Abstract

Abstract The quest for sustainable energy solutions has intensified the need for efficient water electrolysis techniques, pivotal for hydrogen production. However, developing effective bifunctional electrocatalysts capable of driving the hydrogen evolution reaction (HER) and oxygen evolution reaction (OER) remains a formidable challenge. Addressing this, we introduce a novel built‐in electric field (BEF) strategy to synthesize NiCoP–Co nanoarrays directly on Ti 3 C 2 T x MXene substrates (NiCoP–Co/MXene). This approach leverages a significant work function difference (Δ Φ ), propelling these nanoarrays as adept bifunctional electrocatalysts for comprehensive water splitting. MXene, in this process, plays a dual role. It acts as a conductive support, enhancing the catalyst’s overall conductivity, and facilitates an effective charge transport pathway, ensuring efficient charge transfer.
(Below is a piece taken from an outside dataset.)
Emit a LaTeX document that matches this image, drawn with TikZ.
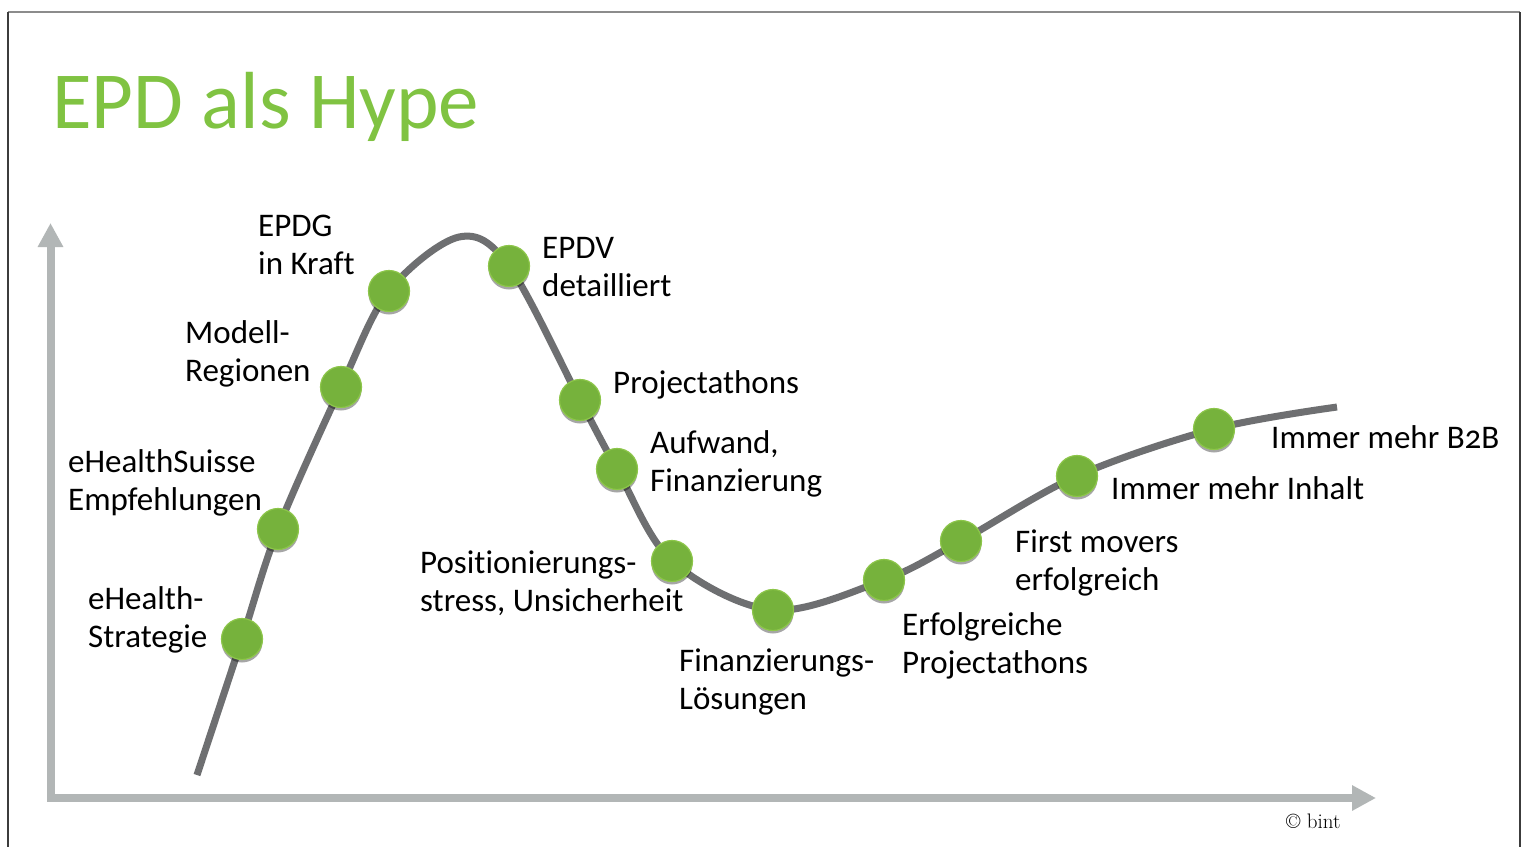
\documentclass[tikz,border=0pt]{standalone}
\usepackage{fontspec}
\setmainfont{Carlito}[Ligatures={NoCommon,NoRare,NoContextual}]
\usetikzlibrary{arrows.meta,shadows}
\definecolor{titlegreen}{RGB}{128,195,66}
\definecolor{dotgreen}{RGB}{118,178,60}
\definecolor{dotrim}{RGB}{141,198,74}
\definecolor{axisgray}{RGB}{178,182,182}
\definecolor{curvegray}{RGB}{110,111,113}
\definecolor{framedark}{RGB}{60,60,60}
\definecolor{frametop}{RGB}{140,140,140}
\tikzset{
  axisline/.style={draw=axisgray, line width=8pt, -{Triangle[length=24pt,width=24pt]}},
  hypecurve/.style={draw=curvegray, line width=7pt},
  dot/.style={circle, minimum size=41pt, inner sep=0pt, fill=dotgreen, draw=dotrim, line width=1.2pt,
    drop shadow={shadow xshift=0pt, shadow yshift=-3pt, opacity=0.35, fill=black}},
  lbl/.style={anchor=base west, inner sep=0pt, font=\fontsize{33}{38}\selectfont},
}
\newcommand{\twolines}[2]{\begin{tabular}[t]{@{}l@{}}#1\\#2\end{tabular}}
\begin{document}
\begin{tikzpicture}[x=1pt,y=-1pt]
\useasboundingbox (0,0) rectangle (1524,847);
\fill[white] (0,0) rectangle (1524,847);
% frame
\draw[frametop, line width=1.5pt] (8,12) -- (1520,12);
\draw[framedark, line width=1.3pt] (8,12) -- (8,847);
\draw[framedark, line width=1.3pt] (1520,12) -- (1520,847);
% title
\node[anchor=base west, inner sep=0pt, text=titlegreen, font=\fontsize{81}{92}\selectfont] (title) at (52,128) {EPD als Hype};
% axes
\coordinate (ybot) at (50.5,797);
\coordinate (ytip) at (50.5,223);
\coordinate (xleft) at (47,798);
\coordinate (xtip) at (1376,798);
\draw[axisline] (ybot) -- (ytip);
\draw[axisline] (xleft) -- (xtip);
% curve points
\coordinate (c0) at (197,775);
\coordinate (d1) at (242,639);
\coordinate (d2) at (278,529);
\coordinate (d3) at (341,387);
\coordinate (d4) at (389,291);
\coordinate (peak) at (459,237);
\coordinate (d5) at (509,266);
\coordinate (d6) at (580,400);
\coordinate (d7) at (617,469);
\coordinate (d8) at (672,561);
\coordinate (d9) at (773,610);
\coordinate (d10) at (884,580);
\coordinate (d11) at (961,541);
\coordinate (d12) at (1077,476);
\coordinate (d13) at (1214,429);
\coordinate (cend) at (1337,407);
\draw[hypecurve] plot[smooth, tension=0.55] coordinates {(c0) (d1) (d2) (d3) (d4) (peak) (d5) (d6) (d7) (d8) (d9) (d10) (d11) (d12) (d13) (cend)};
% dots
\foreach \p in {d1,d2,d3,d4,d5,d6,d7,d8,d9,d10,d11,d12,d13}{
  \node[dot] (n\p) at (\p) {};
}
% labels
\node[lbl] (l1) at (88,609) {\twolines{eHealth-}{Strategie}};
\node[lbl] (l2) at (68,472) {\twolines{eHealthSuisse}{Empfehlungen}};
\node[lbl] (l3) at (185,343) {\twolines{Modell-}{Regionen}};
\node[lbl] (l4) at (258,236) {\twolines{EPDG}{in Kraft}};
\node[lbl] (l5) at (542,258) {\twolines{EPDV}{detailliert}};
\node[lbl] (l6) at (613,393) {Projectathons};
\node[lbl] (l7) at (650,453) {\twolines{Aufwand,}{Finanzierung}};
\node[lbl] (l8) at (420,573) {\twolines{Positionierungs-}{stress, Unsicherheit}};
\node[lbl] (l9) at (679,671) {\twolines{Finanzierungs-}{Lösungen}};
\node[lbl] (l10) at (902,635) {\twolines{Erfolgreiche}{Projectathons}};
\node[lbl] (l11) at (1015,552) {\twolines{First movers}{erfolgreich}};
\node[lbl] (l12) at (1111,499) {Immer mehr Inhalt};
\node[lbl] (l13) at (1271,448) {Immer mehr B{\addfontfeatures{Numbers=OldStyle}2}B};
% copyright
\node[anchor=base west, inner sep=0pt, font=\fontspec{Latin Modern Roman}\fontsize{21}{24}\selectfont] (copy) at (1286,828) {\textcopyright\ bint};
\end{tikzpicture}
\end{document}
Our study reveals that the BEF induces an electric field at the interface, prompting charge transfer from Co to NiCoP. This transfer modulates asymmetric charge distributions, which intricately control intermediates’ adsorption and desorption dynamics. Such regulation is crucial for enhancing the reaction kinetics of both HER and OER. Furthermore, under oxidative conditions, the NiCoP–Co/MXene catalyst undergoes a structural metamorphosis into Ni(Co) oxides/hydroxides/MXene, increasing OER performance. This research demonstrates the BEF’s role in fine‐tuning interfacial charge redistribution and underscores its potential in crafting more sophisticated electrocatalytic designs. The insights gained here could pave the way for the next generation of electrocatalysis, with far‐reaching implications for energy conversion and storage technologies.